BRASILIA, Brazil — A U.S. spy program is widely targeting data in emails and telephone calls across Latin America, and is focusing on energy issues, not just information related to military, political or terror topics, a Brazilian newspaper reported Tuesday.
The O Globo newspaper said it has access to some of the documents released by National Security Agency leaker Edward Snowden. The American journalist who obtained the classified information from Snowden lives in Brazil and is helping write stories for the daily.
O Globo published what it said are slides that Snowden released indicating the U.S. effort is gathering information on energy in Mexico and oil in Venezuela. There was no information released about what information was obtained, nor any companies that were targeted.
The report also said that Colombia, the strongest U.S. military ally in South America, along with Mexico and Brazil, were the countries where the U.S. program intercepted the biggest chunks of information on emails and telephone calls during the last five years. Similar activities took place in Argentina and Ecuador, among others.
Figures weren't published on how many intercepts occurred.
O Globo also reported that the documents it's seen indicate the U.S. had data collection centers in 2002 for material intercepted from satellites in Bogota, Caracas, Mexico City and Panama City, along with Brasilia. There was no information published about the existence of these centers after 2002.

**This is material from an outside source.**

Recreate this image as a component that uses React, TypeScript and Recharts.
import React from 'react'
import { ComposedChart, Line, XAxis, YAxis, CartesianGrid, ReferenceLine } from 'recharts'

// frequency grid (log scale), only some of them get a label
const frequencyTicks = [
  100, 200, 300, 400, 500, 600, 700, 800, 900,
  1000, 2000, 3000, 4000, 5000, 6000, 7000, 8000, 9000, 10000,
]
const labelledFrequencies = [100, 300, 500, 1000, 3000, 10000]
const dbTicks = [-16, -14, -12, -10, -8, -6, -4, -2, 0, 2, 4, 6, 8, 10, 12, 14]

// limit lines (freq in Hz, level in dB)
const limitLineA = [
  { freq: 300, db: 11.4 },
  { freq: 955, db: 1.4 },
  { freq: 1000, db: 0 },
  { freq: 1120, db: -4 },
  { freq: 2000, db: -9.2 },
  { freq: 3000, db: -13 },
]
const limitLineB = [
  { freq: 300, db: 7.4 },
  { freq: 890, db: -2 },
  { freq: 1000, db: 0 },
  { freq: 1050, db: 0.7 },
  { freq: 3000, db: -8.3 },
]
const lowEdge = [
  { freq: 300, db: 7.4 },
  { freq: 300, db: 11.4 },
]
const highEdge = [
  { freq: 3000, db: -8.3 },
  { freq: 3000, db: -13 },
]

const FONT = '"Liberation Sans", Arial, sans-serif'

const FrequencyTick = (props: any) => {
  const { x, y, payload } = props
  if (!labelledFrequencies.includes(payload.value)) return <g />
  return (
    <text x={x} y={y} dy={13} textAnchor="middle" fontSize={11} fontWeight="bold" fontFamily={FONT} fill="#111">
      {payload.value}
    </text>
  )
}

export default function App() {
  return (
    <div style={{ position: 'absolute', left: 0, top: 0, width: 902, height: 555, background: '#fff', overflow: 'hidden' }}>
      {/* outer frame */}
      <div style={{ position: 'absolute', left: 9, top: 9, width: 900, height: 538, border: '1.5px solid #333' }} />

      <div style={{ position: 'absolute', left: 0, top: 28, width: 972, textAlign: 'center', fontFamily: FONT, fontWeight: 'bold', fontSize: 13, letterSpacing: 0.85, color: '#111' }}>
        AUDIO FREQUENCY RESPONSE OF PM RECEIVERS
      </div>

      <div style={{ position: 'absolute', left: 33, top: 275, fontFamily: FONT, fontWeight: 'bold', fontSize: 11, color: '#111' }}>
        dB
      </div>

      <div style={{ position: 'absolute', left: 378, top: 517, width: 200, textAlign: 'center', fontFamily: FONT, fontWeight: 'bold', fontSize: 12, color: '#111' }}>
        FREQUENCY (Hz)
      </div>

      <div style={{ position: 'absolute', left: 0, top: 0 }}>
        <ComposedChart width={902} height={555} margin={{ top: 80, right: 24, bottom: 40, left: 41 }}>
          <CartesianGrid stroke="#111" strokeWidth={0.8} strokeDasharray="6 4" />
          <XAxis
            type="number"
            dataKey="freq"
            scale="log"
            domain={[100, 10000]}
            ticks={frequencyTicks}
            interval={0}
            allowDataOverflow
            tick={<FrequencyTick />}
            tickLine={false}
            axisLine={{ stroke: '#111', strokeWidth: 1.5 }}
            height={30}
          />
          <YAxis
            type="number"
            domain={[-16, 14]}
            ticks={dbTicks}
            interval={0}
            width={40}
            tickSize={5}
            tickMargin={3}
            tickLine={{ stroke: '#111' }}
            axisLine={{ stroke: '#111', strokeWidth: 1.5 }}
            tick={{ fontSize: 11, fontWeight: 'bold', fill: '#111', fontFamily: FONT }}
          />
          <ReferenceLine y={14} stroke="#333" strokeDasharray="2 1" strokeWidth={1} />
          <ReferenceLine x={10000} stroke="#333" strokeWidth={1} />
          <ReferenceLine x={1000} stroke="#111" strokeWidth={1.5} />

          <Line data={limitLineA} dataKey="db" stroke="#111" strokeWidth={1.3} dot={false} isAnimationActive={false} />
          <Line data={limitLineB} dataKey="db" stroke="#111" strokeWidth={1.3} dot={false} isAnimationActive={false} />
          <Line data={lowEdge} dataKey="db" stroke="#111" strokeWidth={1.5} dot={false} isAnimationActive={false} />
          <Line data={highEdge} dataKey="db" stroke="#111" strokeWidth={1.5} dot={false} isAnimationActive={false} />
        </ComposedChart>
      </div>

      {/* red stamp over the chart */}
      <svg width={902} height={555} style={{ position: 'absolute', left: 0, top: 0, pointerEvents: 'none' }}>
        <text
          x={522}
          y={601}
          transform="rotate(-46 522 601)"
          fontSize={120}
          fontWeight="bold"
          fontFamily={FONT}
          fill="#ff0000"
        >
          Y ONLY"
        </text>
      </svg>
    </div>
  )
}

Snowden's disclosures indicate that the NSA widely collects phone and Internet "metadata" — logs of message times, addresses and other information rather than the content of the messages. The documents have indicated that the NSA has been collecting the phone records of hundreds of millions of U.S. phone customers, and has gathered data on phone and Internet usage outside the U.S., including those people who use any of nine U.S.-based internet providers such as Google.
Earlier, O Globo reported that in Brazil, the NSA collected data through an association between U.S. and Brazilian telecommunications companies. It said it could not verify which Brazilian companies were involved or if they were even aware their links were being used to collect the data.